What is needed -
Pick out all lines in the listing holding the string "standalone" and copy them.

Data items:
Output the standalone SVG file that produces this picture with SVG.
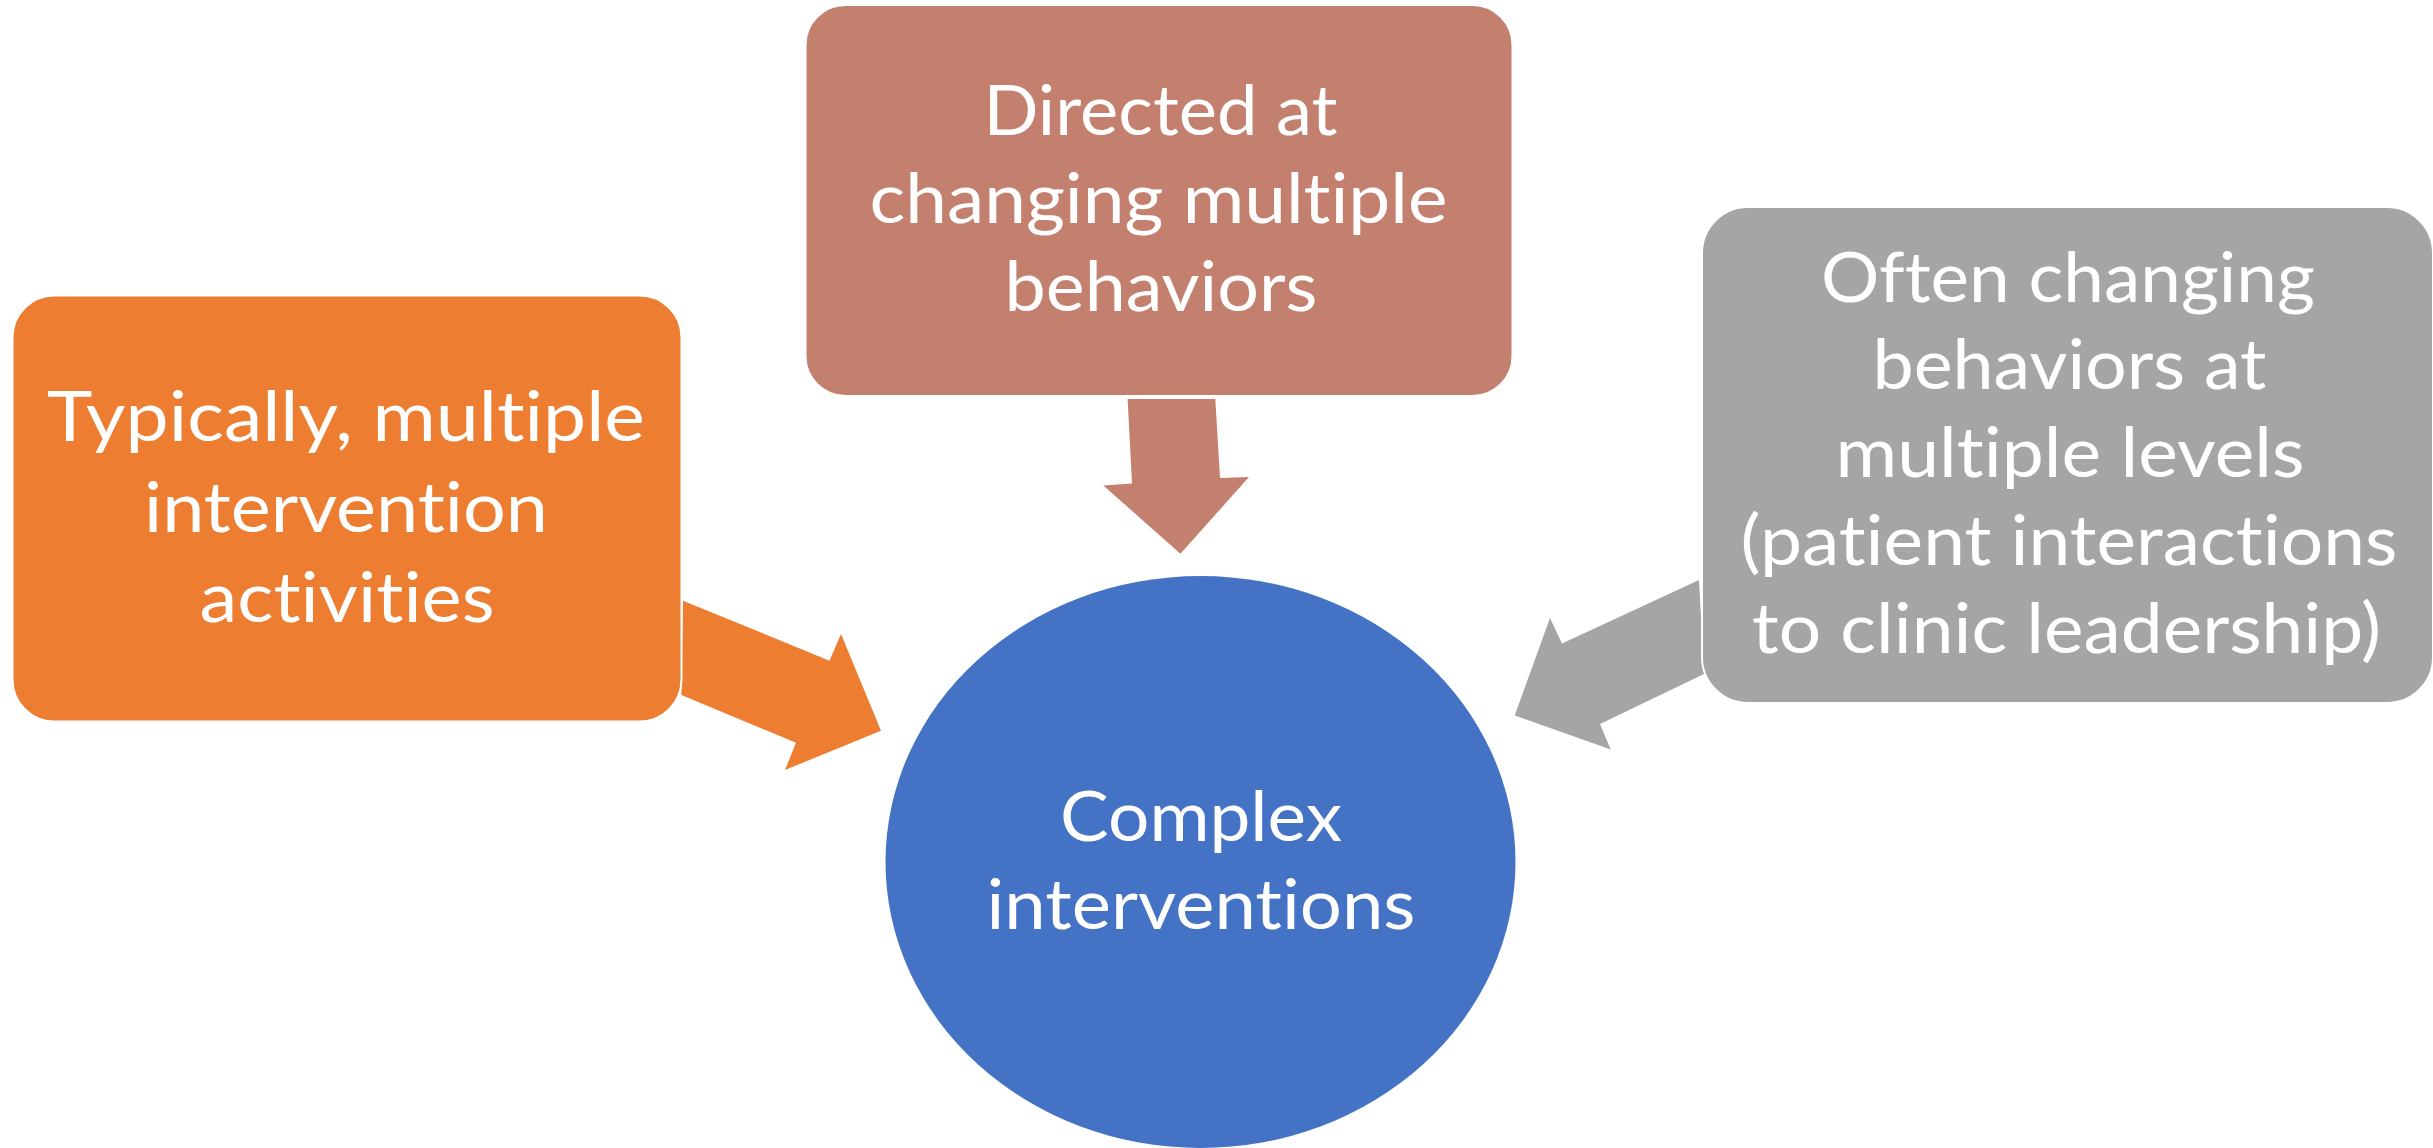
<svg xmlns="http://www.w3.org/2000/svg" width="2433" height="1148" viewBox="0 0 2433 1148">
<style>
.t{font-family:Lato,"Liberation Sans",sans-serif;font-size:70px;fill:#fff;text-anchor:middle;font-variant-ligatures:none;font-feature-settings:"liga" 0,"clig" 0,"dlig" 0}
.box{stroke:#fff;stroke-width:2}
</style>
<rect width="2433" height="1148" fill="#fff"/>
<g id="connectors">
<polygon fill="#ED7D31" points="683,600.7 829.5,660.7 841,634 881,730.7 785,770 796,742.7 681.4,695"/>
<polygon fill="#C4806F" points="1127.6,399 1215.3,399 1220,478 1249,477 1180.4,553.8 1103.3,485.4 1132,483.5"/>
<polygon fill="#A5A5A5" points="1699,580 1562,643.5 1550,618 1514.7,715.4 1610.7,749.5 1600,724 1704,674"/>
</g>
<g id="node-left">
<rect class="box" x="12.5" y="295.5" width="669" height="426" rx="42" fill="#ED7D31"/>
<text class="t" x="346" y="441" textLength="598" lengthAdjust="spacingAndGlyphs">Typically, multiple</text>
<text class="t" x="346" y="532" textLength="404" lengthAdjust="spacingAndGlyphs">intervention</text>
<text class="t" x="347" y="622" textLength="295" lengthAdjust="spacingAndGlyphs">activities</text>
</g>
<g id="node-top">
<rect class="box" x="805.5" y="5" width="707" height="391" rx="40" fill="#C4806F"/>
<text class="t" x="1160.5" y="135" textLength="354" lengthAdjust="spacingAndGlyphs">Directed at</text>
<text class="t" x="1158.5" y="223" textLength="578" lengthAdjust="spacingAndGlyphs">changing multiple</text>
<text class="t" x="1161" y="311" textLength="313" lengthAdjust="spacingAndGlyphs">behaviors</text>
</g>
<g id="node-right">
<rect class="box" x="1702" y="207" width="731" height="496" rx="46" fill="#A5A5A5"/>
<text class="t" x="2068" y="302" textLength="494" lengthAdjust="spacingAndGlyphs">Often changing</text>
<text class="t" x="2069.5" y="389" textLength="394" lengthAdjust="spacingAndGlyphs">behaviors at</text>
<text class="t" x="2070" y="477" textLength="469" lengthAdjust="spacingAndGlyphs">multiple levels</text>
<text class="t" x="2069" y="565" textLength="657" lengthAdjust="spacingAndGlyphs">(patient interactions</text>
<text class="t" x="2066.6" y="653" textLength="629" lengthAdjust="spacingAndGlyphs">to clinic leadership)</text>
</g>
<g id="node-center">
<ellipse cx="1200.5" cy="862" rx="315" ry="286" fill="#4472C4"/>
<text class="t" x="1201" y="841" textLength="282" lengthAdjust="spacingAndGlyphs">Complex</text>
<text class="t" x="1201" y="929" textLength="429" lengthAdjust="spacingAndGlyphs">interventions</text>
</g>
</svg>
--
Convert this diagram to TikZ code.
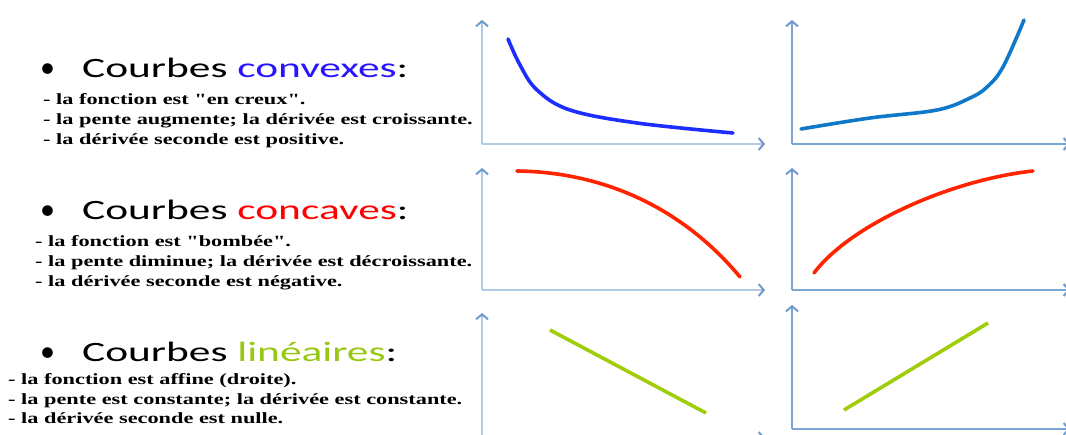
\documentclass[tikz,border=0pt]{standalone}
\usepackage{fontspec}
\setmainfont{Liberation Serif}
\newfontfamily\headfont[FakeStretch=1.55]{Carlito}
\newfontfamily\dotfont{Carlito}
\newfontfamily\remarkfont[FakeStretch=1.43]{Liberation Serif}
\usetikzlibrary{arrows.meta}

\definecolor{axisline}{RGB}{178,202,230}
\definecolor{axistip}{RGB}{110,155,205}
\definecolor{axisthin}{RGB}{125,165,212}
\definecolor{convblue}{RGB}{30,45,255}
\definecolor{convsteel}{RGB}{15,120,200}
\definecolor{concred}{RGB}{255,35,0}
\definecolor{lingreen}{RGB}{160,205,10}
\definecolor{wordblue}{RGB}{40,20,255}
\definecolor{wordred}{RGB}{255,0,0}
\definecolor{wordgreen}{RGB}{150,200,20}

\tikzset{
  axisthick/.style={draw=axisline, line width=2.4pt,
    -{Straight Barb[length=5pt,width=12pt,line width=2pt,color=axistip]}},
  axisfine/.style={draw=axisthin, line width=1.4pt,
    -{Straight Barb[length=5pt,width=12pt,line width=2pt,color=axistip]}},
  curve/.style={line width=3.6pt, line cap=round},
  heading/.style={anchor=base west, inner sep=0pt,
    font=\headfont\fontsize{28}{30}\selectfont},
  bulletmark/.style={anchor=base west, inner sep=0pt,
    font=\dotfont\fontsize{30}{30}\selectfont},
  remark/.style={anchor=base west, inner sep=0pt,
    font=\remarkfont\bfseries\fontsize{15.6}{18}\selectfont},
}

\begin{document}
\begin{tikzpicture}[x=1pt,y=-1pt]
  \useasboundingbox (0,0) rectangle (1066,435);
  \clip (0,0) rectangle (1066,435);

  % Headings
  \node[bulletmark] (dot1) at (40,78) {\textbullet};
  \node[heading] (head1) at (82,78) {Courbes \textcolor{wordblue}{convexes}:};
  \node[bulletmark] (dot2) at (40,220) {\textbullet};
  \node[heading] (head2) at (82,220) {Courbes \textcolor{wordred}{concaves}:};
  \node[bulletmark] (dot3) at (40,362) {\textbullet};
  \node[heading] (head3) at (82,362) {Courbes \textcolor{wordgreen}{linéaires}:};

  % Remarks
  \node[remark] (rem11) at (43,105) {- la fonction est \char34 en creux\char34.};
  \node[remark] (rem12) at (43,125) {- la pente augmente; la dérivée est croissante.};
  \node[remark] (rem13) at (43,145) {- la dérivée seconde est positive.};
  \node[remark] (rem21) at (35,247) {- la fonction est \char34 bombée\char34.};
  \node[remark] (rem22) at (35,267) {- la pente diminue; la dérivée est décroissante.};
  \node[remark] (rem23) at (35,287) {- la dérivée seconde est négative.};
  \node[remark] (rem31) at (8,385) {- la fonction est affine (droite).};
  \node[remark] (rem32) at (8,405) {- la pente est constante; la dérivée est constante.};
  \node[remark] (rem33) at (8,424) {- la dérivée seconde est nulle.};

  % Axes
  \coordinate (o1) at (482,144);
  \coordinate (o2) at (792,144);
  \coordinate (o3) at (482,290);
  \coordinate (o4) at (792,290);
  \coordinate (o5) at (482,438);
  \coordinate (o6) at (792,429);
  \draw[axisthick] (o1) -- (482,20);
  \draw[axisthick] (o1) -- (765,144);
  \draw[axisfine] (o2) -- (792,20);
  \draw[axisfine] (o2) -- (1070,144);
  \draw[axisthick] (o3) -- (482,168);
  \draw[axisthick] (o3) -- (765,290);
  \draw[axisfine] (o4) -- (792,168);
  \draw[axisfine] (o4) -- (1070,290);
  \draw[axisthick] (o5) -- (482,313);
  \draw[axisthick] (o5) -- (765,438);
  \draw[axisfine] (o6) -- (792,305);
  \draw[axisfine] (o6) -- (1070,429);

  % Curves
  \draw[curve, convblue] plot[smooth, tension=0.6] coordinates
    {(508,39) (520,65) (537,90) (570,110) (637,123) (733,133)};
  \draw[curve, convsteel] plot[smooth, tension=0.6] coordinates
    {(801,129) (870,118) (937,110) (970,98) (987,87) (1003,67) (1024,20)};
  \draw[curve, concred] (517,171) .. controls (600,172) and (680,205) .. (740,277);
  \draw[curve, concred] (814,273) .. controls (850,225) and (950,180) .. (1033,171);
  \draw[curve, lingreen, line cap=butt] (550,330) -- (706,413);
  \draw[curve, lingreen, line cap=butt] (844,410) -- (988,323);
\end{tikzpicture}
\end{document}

Result for this exercise -
Output the standalone SVG file that produces this picture with SVG.
\documentclass[tikz,border=0pt]{standalone}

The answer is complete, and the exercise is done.